Rome :: Berlin EP (Cold Meat Industry, CD)

1395 image 1(10.18.06) The latest addition to the neo-apocalyptic martial folk scene is Jérôme Reuter, whose initial record under his Rome moniker is Berlin, an EP tease for his full-length to be released later this month. Filled with decrepit idealism, these six tracks are filled with the fulsome atmosphere of tragedy, the lament of civilizations which have failed.

“Once we learned to speak we learned to fail / We turned white and cold, like lovers,” Reuter intones in the opening track. A ragged hurdy-gurdy moans in the background, cranked by the ghosts of dead soldiers and their abandoned wives. “Like Lovers” gives way to “The Orchards,” a melancholic peregrination through a bomb-shattered grove of burned trees. The narrative voice, flush with fatalistic Romanticism, whispers a sorrowful ode to the passage of love and life from his city and country. “We are left to left to wander,” he sighs. Nothing more than hollow shells bereft of a history and a future.

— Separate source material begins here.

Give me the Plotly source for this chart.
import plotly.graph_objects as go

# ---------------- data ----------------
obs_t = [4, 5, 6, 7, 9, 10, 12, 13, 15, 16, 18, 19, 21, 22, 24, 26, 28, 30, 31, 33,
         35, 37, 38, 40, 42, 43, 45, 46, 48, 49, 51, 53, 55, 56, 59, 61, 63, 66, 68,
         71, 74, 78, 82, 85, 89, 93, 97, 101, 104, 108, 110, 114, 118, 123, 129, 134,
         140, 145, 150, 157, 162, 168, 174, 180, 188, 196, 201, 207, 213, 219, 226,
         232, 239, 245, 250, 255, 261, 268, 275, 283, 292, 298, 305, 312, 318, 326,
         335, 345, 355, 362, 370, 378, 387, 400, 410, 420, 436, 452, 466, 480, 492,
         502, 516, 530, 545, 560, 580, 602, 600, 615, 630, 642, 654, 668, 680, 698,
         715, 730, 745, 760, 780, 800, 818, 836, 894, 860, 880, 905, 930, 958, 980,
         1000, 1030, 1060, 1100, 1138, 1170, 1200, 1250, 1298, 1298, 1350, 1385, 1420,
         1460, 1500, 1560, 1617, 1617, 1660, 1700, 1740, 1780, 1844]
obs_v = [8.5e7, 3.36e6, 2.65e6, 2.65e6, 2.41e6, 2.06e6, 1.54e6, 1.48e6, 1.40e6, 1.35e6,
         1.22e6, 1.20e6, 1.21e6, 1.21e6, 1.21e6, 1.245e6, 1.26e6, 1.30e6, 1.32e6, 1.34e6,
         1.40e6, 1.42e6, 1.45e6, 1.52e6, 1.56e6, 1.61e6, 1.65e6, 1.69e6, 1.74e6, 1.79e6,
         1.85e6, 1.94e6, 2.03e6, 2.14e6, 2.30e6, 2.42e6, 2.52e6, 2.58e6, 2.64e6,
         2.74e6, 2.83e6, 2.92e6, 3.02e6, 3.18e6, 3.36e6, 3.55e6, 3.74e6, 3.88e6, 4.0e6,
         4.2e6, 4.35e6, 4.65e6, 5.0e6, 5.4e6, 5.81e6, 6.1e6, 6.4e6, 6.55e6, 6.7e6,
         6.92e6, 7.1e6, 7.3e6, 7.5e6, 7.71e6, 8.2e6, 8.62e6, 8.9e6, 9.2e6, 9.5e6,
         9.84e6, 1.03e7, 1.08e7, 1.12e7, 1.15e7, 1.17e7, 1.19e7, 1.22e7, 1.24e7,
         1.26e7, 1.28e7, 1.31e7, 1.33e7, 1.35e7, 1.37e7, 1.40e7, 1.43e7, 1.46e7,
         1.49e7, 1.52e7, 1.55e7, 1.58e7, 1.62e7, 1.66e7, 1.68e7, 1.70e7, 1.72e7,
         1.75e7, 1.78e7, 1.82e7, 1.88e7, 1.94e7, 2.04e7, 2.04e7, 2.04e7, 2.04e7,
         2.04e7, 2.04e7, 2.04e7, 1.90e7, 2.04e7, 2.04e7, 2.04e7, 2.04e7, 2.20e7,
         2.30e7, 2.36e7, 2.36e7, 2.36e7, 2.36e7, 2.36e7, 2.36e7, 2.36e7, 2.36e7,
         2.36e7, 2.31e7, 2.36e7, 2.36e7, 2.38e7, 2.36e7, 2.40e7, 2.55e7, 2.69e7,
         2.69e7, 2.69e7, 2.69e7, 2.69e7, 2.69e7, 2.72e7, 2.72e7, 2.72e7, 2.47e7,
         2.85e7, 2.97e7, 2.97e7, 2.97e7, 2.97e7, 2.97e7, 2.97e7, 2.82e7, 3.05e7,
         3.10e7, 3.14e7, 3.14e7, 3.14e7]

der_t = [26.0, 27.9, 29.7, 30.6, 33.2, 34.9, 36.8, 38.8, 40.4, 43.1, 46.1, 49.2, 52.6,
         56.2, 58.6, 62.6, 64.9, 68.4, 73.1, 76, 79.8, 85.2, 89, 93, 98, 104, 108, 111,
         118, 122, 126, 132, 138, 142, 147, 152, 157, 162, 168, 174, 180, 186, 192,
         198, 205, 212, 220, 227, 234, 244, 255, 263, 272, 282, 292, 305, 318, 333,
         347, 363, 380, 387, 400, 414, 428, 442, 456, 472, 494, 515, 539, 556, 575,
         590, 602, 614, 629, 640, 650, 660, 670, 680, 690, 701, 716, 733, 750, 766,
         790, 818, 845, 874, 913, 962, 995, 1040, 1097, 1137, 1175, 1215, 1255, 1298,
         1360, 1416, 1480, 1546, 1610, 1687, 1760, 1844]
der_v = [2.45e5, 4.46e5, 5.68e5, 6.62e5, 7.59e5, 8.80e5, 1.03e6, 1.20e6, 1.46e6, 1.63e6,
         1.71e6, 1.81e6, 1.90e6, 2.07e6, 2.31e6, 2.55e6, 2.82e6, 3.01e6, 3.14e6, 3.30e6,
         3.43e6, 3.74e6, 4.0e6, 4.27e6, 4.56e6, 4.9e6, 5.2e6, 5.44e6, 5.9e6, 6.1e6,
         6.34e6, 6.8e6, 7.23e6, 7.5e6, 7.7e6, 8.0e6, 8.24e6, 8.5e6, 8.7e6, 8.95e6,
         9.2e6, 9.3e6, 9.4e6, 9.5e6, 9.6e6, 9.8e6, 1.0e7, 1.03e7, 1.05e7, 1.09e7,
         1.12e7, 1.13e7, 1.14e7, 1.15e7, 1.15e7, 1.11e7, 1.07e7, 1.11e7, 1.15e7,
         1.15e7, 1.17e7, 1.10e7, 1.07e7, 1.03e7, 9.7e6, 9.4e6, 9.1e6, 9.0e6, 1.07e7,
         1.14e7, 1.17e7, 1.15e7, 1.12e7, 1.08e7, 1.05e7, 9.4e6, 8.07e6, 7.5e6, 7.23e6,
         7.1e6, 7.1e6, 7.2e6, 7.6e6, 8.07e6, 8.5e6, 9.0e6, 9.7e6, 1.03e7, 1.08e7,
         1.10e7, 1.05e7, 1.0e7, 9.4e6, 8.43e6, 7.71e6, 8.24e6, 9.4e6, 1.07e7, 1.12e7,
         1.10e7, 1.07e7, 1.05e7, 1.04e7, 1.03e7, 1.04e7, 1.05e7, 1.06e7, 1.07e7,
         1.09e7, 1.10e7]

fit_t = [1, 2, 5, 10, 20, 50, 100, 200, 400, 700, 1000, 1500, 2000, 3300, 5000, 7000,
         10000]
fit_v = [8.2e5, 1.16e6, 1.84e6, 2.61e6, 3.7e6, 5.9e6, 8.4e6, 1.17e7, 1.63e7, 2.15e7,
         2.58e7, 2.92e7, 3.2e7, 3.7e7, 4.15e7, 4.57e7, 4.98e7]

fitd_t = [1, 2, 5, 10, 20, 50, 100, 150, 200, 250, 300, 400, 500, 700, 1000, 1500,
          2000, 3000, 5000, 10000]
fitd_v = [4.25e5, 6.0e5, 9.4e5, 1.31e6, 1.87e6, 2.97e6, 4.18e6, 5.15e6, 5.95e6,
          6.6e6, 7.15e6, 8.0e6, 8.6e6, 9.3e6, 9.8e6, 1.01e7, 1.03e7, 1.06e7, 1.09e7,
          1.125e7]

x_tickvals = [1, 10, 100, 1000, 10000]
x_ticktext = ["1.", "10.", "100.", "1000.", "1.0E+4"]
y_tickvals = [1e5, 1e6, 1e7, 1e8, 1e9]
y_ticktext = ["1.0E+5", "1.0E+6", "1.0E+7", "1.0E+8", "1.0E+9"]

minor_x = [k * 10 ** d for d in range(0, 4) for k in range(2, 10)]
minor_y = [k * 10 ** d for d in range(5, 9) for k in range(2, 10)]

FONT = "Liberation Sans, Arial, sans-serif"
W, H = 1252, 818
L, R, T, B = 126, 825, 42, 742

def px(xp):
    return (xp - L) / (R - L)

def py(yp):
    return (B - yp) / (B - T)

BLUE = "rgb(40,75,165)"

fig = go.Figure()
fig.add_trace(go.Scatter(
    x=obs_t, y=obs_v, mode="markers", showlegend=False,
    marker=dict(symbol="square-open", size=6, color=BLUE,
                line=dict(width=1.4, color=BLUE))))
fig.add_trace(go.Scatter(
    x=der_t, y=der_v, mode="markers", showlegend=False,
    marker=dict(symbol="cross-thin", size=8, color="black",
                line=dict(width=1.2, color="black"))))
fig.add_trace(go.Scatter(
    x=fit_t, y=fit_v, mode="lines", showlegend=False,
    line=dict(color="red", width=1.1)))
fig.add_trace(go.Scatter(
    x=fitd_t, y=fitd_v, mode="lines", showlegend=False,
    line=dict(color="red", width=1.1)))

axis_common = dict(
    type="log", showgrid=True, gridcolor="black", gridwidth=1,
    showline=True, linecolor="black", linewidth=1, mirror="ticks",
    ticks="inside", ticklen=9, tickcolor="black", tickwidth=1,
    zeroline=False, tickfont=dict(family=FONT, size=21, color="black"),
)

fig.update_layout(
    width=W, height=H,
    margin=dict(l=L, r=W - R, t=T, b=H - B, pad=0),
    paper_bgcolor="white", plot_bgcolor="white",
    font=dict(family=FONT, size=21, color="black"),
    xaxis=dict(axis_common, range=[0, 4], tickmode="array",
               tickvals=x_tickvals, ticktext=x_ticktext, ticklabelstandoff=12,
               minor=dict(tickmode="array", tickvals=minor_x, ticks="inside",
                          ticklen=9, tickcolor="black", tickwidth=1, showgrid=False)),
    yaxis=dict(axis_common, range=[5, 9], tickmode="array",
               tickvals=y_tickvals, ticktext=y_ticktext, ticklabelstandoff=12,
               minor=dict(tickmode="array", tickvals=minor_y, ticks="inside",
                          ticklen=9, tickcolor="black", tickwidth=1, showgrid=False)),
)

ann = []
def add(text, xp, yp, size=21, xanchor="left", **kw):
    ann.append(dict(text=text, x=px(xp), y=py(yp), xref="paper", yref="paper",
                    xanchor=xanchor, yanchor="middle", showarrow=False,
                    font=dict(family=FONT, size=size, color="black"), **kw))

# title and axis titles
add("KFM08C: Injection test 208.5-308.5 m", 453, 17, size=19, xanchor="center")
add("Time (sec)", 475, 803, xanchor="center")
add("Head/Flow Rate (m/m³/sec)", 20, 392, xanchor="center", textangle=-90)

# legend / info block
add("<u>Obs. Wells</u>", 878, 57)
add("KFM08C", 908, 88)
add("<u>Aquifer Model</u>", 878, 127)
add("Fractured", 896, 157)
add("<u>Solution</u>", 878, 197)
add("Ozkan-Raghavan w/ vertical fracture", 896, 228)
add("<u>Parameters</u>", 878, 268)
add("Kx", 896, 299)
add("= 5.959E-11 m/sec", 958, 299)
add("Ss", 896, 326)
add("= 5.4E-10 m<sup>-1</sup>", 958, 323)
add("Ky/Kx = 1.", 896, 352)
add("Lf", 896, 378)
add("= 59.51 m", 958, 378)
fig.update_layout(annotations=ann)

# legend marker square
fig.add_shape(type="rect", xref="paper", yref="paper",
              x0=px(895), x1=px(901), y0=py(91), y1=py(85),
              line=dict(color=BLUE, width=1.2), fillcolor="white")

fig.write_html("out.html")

Martial electronics swirl through “Une Autre Vision,” a smoke-tinged threnody of the forlornness of the war zone. In the beginning, the
vocalist has a radio signal to accompany him, but that disappears into a groaning undulation of wind. Echoes of lost squads calling to each
other and a mysterious piano playing from a hidden chamber behind a half-wall float through the sonorous fog. “Clocks” is a torpid
funereal march with heavy brass, slow drums and a tubercular poet intoning a death poem as the procession crawls out of the bombed city. “Wake” exhorts the sleepers to awaken, but the radio loops it ransmits go unheard in the empty city.

Berlin is a brief litany to the devastation of both the soul and the city — a series of linked pieces that chase Death through ruined buildings and corpse-lined streets. The songs of Berlin are crepuscular in their fascination with the despair of the survivors. Life goes on, yes, but what sort of life? So filled with sorrow and a harrowing emptiness. “There’s no peace, no truth, no pause, no end,” Reuter recites in “Herbstzeitlose,” the final track of the record. “There will always be guilt, impurity, despair. We are afraid. We are not what was intended. We do not know what was intended. We shiver, shudder, tremble…”

Berlin is out now on Cold Meat Industry.